> _DESCRIPTION OF THE TASK_
Take every line from the listing below that contains "page".

•••

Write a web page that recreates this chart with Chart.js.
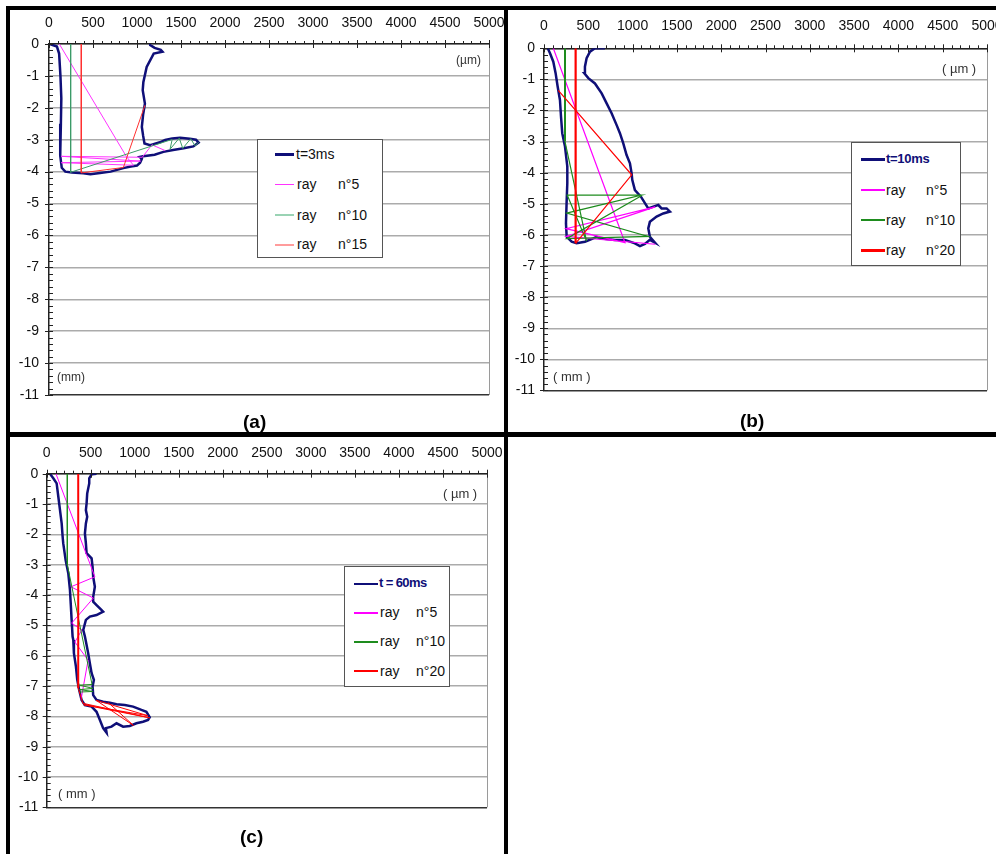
<!DOCTYPE html>
<html>
<head>
<meta charset="utf-8">
<script src="https://cdn.jsdelivr.net/npm/chart.js@4.4.1/dist/chart.umd.min.js"></script>
<style>
html, body { margin: 0; padding: 0; background: #fff; }
#page { position: relative; width: 996px; height: 854px; overflow: hidden; background: #fff;
        font-family: "Liberation Sans", Arial, sans-serif; }
.bar { position: absolute; background: #000; z-index: 5; }
.panel { position: absolute; }
.panel canvas { display: block; }
.unit { position: absolute; font-size: 12px; line-height: 12px; color: #333; white-space: pre; z-index: 3; }
.cap { position: absolute; font-size: 19px; line-height: 19px; font-weight: bold; color: #000; z-index: 3; }
.legend { position: absolute; box-sizing: border-box; border: 1px solid #555; background: #fff; z-index: 4; }
.legend span { position: absolute; font-size: 14px; line-height: 16px; color: #111; white-space: pre; }
</style>
</head>
<body>
<div id="page">
  <div class="panel" style="left:10px;top:10px"><canvas id="chartA" width="495" height="420"></canvas></div>
  <div class="panel" style="left:509px;top:10px"><canvas id="chartB" width="500" height="422"></canvas></div>
  <div class="panel" style="left:10px;top:437px"><canvas id="chartC" width="494" height="417"></canvas></div>

  <div class="bar" style="left:6px;top:6px;width:990px;height:4px"></div>
  <div class="bar" style="left:6px;top:6px;width:4px;height:848px"></div>
  <div class="bar" style="left:504px;top:6px;width:4px;height:848px"></div>
  <div class="bar" style="left:6px;top:432px;width:990px;height:5px"></div>

  <div class="unit" style="left:456px;top:54px">(µm)</div>
  <div class="unit" style="left:57px;top:371px">(mm)</div>
  <div class="unit" style="left:942px;top:63px;font-size:13px">( µm )</div>
  <div class="unit" style="left:553px;top:371px;font-size:13px">( mm )</div>
  <div class="unit" style="left:443px;top:488px;font-size:13px">( µm )</div>
  <div class="unit" style="left:58px;top:788px;font-size:13px">( mm )</div>

  <div class="cap" style="left:243px;top:412px">(a)</div>
  <div class="cap" style="left:740px;top:411px">(b)</div>
  <div class="cap" style="left:240px;top:827px">(c)</div>
</div>
<script>
const xTickValues = [0, 500, 1000, 1500, 2000, 2500, 3000, 3500, 4000, 4500, 5000];
const yTickValues = [0, -1, -2, -3, -4, -5, -6, -7, -8, -9, -10, -11];

// (a) t = 3 ms  -- x in µm, y in mm
const profileA = [[10,0],[90,-0.08],[115,-0.3],[130,-1.0],[140,-1.7],[135,-2.5],[125,-3.0],[130,-3.5],[145,-3.88],[185,-4.0],[260,-4.03],[390,-4.05],[470,-4.08],[580,-4.04],[700,-4.0],[845,-3.89],[930,-3.84],[1000,-3.81],[1035,-3.72],[1055,-3.6],[1030,-3.54],[1070,-3.52],[1200,-3.47],[1300,-3.38],[1410,-3.32],[1530,-3.27],[1640,-3.21],[1700,-3.09],[1670,-3.0],[1600,-2.97],[1490,-2.94],[1400,-2.96],[1320,-3.01],[1260,-3.08],[1150,-3.17],[1085,-3.12],[1070,-2.88],[1055,-2.6],[1070,-2.2],[1090,-1.87],[1065,-1.45],[1072,-1.2],[1110,-0.72],[1190,-0.3],[1290,-0.24],[1270,-0.18],[1200,-0.12],[1150,-0.03],[1150,0]];
const ray5A = [[117,0],[880,-3.53],[960,-3.8],[140,-3.72],[1040,-3.67],[140,-3.52],[1060,-3.55],[1170,-3.16],[1320,-3.34]];
const ray10A = [[246,0],[246,-4.02],[1400,-2.99],[1375,-3.3],[1480,-2.95],[1520,-3.27],[1610,-2.97],[1660,-3.19],[1700,-3.08]];
const ray15A = [[367,0],[367,-4.04],[845,-3.87],[1090,-1.92]];

// (b) t = 10 ms
const profileB = [[42,0],[68,-0.16],[105,-0.43],[131,-0.8],[154,-1.23],[180,-1.66],[192,-2.2],[206,-2.73],[237,-3.16],[263,-3.8],[263,-4.34],[256,-4.88],[248,-5.63],[256,-6.06],[312,-6.22],[368,-6.27],[462,-6.22],[556,-6.11],[594,-6.06],[632,-6.11],[801,-6.16],[914,-6.16],[1026,-6.27],[1083,-6.36],[1139,-6.29],[1195,-6.16],[1252,-6.25],[1195,-6.06],[1177,-5.79],[1195,-5.58],[1271,-5.41],[1346,-5.31],[1421,-5.25],[1384,-5.15],[1327,-5.15],[1290,-5.04],[1233,-5.09],[1177,-5.15],[1139,-4.98],[1094,-4.77],[1026,-4.56],[996,-4.23],[989,-4.02],[970,-3.7],[932,-3.43],[894,-3.05],[857,-2.73],[820,-2.47],[763,-2.09],[707,-1.77],[651,-1.45],[575,-1.13],[500,-0.96],[455,-0.8],[462,-0.59],[481,-0.32],[519,-0.11],[575,0],[688,0]];
const ray5B = [[105,0],[914,-6.25],[250,-5.8],[1255,-5.1],[256,-6.05],[1255,-6.3]];
const ray10B = [[237,0],[237,-3.0],[480,-6.2],[262,-4.72],[1100,-4.72],[256,-5.3],[1175,-6.05],[256,-6.12],[1100,-4.74]];
const ray20B = [[357,0],[357,-6.27],[990,-4.07],[161,-1.35]];

// (c) t = 60 ms
const profileC = [[37,0],[75,-0.15],[113,-0.32],[132,-0.76],[151,-1.2],[170,-1.64],[181,-2.08],[188,-2.3],[215,-2.85],[245,-3.28],[264,-3.83],[275,-4.39],[283,-4.82],[294,-5.37],[302,-5.48],[309,-5.92],[332,-6.36],[347,-6.8],[369,-7.13],[396,-7.46],[434,-7.63],[510,-7.68],[566,-7.85],[604,-8.12],[641,-8.39],[680,-8.54],[672,-8.39],[736,-8.34],[793,-8.23],[868,-8.34],[943,-8.32],[1019,-8.23],[1094,-8.18],[1151,-8.12],[1170,-8.03],[1132,-7.85],[1076,-7.79],[981,-7.68],[887,-7.63],[793,-7.6],[717,-7.55],[641,-7.52],[566,-7.46],[528,-7.3],[521,-7.02],[536,-6.8],[510,-6.58],[490,-6.25],[471,-5.92],[453,-5.65],[434,-5.37],[415,-5.15],[445,-4.82],[490,-4.71],[566,-4.66],[641,-4.55],[604,-4.44],[566,-4.33],[528,-4.22],[528,-4.06],[547,-3.73],[528,-3.4],[521,-3.07],[510,-2.79],[453,-2.62],[445,-2.3],[434,-1.97],[445,-1.64],[460,-1.42],[445,-1.2],[453,-0.98],[460,-0.65],[483,-0.32],[483,-0.15],[510,-0.02],[566,0]];
const ray5C = [[105,0],[547,-3.4],[275,-3.73],[530,-4.1],[283,-4.93],[400,-5.15],[320,-5.55],[470,-6.15],[390,-7.45]];
const ray10C = [[234,0],[234,-3.0],[515,-6.95],[370,-6.97],[525,-7.08],[372,-7.12],[527,-7.18],[375,-7.2]];
const ray20C = [[358,0],[358,-7.07],[410,-7.57],[1170,-8.05],[420,-7.62],[1150,-7.98],[560,-7.47],[985,-8.3],[700,-7.55]];

const legendTimes = ['t=3ms', 't=10ms', 't = 60ms'];
const rayLabels = ['ray', 'ray', 'ray'];
const rayNumbersA = ['n°5', 'n°10', 'n°15'];
const rayNumbersBC = ['n°5', 'n°10', 'n°20'];

const NAVY = '#0f0f78';
const FONT = '"Liberation Sans", Arial, sans-serif';

const pts = arr => arr.map(p => ({ x: p[0], y: p[1] }));

function line(data, color, width, order, firstWidth) {
  return {
    data: pts(data), showLine: true, borderColor: color, borderWidth: width,
    pointRadius: 0, fill: false, order: order,
    segment: firstWidth ? { borderWidth: c => c.p0DataIndex === 0 ? firstWidth : width } : undefined
  };
}

const tickMarks = {
  id: 'tickMarks',
  afterDraw(chart) {
    const { ctx, chartArea: a, scales: { x, y } } = chart;
    ctx.save();
    ctx.strokeStyle = '#9a9a9a';
    ctx.lineWidth = 1;
    ctx.beginPath();
    ctx.moveTo(Math.round(a.right) + 0.5, a.top);
    ctx.lineTo(Math.round(a.right) + 0.5, a.bottom);
    ctx.stroke();
    ctx.strokeStyle = '#222';
    ctx.beginPath();
    for (let i = 0; i <= 50; i++) {
      const px = Math.round(x.getPixelForValue(i * 100)) + 0.5;
      const major = i % 5 === 0;
      ctx.moveTo(px, a.top - (major ? 4 : 3));
      ctx.lineTo(px, a.top + (major ? 4 : 0));
    }
    for (let i = 0; i <= 55; i++) {
      const py = Math.round(y.getPixelForValue(-i * 0.2)) + 0.5;
      const major = i % 5 === 0;
      ctx.moveTo(a.left - (major ? 4 : 0), py);
      ctx.lineTo(a.left + 4, py);
    }
    ctx.stroke();
    ctx.restore();
  }
};

function makeChart(id, datasets, box) {
  return new Chart(document.getElementById(id), {
    type: 'scatter',
    data: { datasets },
    options: {
      responsive: false,
      animation: false,
      layout: { padding: { left: 0, top: 0, right: box.r, bottom: box.b } },
      plugins: { legend: { display: false }, tooltip: { enabled: false } },
      scales: {
        x: {
          type: 'linear', position: 'top', min: 0, max: 5000,
          afterBuildTicks: s => { s.ticks = xTickValues.map(v => ({ value: v })); },
          afterFit: s => { s.height = box.t; s.paddingLeft = 0; s.paddingRight = 0; },
          grid: { drawOnChartArea: false, drawTicks: false },
          border: { color: '#222', width: 1.5 },
          ticks: { padding: box.xp, color: '#111', autoSkip: false, maxRotation: 0,
                   font: { size: 14, family: FONT }, callback: v => String(v) }
        },
        y: {
          type: 'linear', min: -11, max: 0,
          afterBuildTicks: s => { s.ticks = yTickValues.map(v => ({ value: v })); },
          afterFit: s => { s.width = box.l; s.paddingTop = 0; s.paddingBottom = 0; },
          grid: { drawTicks: false, color: c => (c.tick && c.tick.value === -11) ? '#333' : '#ababab', lineWidth: 1.4 },
          border: { color: '#222', width: 1.5 },
          ticks: { padding: box.yp, color: '#111', font: { size: 14, family: FONT }, callback: v => String(v) }
        }
      }
    },
    plugins: [tickMarks]
  });
}

makeChart('chartA', [
  line(profileA, NAVY, 2.5, 10),
  line(ray5A, '#ff33ff', 1, 3),
  line(ray10A, '#3d9b68', 1, 2),
  line(ray15A, '#ff3030', 1, 1)
], { l: 39, t: 34, r: 16, b: 35, xp: 12, yp: 10 });

makeChart('chartB', [
  line(profileB, NAVY, 2.5, 10),
  line(ray5B, '#ff00ff', 1.2, 3),
  line(ray10B, '#1e8c1e', 1.2, 2, 2),
  line(ray20B, '#ff0000', 1.2, 1, 2.2)
], { l: 35, t: 38.3, r: 22, b: 41.6, xp: 14, yp: 9 });

makeChart('chartC', [
  line(profileC, NAVY, 2.5, 10),
  line(ray5C, '#ff00ff', 1, 3),
  line(ray10C, '#1e8c1e', 1, 2),
  line(ray20C, '#ff0000', 1, 1, 2)
], { l: 36.7, t: 36.7, r: 17, b: 46.7, xp: 12, yp: 8.5 });

// legends
function buildLegend(box, time, timeStyle, numbers, colors, widths) {
  const page = document.getElementById('page');
  const el = document.createElement('div');
  el.className = 'legend';
  Object.assign(el.style, { left: box.x + 'px', top: box.y + 'px', width: box.w + 'px', height: box.h + 'px' });
  const texts = [time].concat(rayLabels);
  texts.forEach((txt, i) => {
    const cy = box.rows[i];
    const sw = document.createElement('div');
    Object.assign(sw.style, { position: 'absolute', left: box.sx + 'px', width: box.sw + 'px',
      top: (cy - widths[i] / 2) + 'px', height: widths[i] + 'px', background: colors[i] });
    el.appendChild(sw);
    const t = document.createElement('span');
    t.textContent = txt;
    t.style.left = (i === 0 ? box.tx0 : box.tx) + 'px';
    t.style.top = (cy - 8.5) + 'px';
    if (i === 0) Object.assign(t.style, timeStyle);
    el.appendChild(t);
    if (i > 0) {
      const n = document.createElement('span');
      n.textContent = numbers[i - 1];
      n.style.left = box.nx + 'px';
      n.style.top = (cy - 8.5) + 'px';
      el.appendChild(n);
    }
  });
  page.appendChild(el);
}

buildLegend({ x: 257, y: 139, w: 126, h: 119, rows: [14.5, 44.5, 75, 104.5], sx: 17, sw: 19, tx0: 38, tx: 39, nx: 80 },
  legendTimes[0], {}, rayNumbersA,
  [NAVY, '#ff33ff', '#9ad3b4', '#ff9c9c'], [3, 1.5, 2, 2]);

buildLegend({ x: 851, y: 142, w: 110, h: 124, rows: [16.3, 47.3, 77.3, 107.3], sx: 9, sw: 24, tx0: 34, tx: 34, nx: 74 },
  legendTimes[1], { fontWeight: 'bold', color: NAVY, fontSize: '13px', letterSpacing: '-0.3px' }, rayNumbersBC,
  [NAVY, '#ff00ff', '#1e8c1e', '#ff0000'], [2.5, 2, 2, 2.5]);

buildLegend({ x: 344, y: 566, w: 106, h: 121, rows: [16.7, 45.7, 74.7, 104], sx: 9, sw: 24, tx0: 34, tx: 35, nx: 71 },
  legendTimes[2], { fontWeight: 'bold', color: NAVY, fontSize: '13px', letterSpacing: '-0.6px' }, rayNumbersBC,
  [NAVY, '#ff00ff', '#1e8c1e', '#ff0000'], [2, 2, 2, 2]);
</script>
</body>
</html>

•••

> _SOLUTION FOR THIS EXERCISE_
Write a web page that recreates this chart with Chart.js.
#page { position: relative; width: 996px; height: 854px; overflow: hidden; background: #fff;
<div id="page">
  const page = document.getElementById('page');
  page.appendChild(el);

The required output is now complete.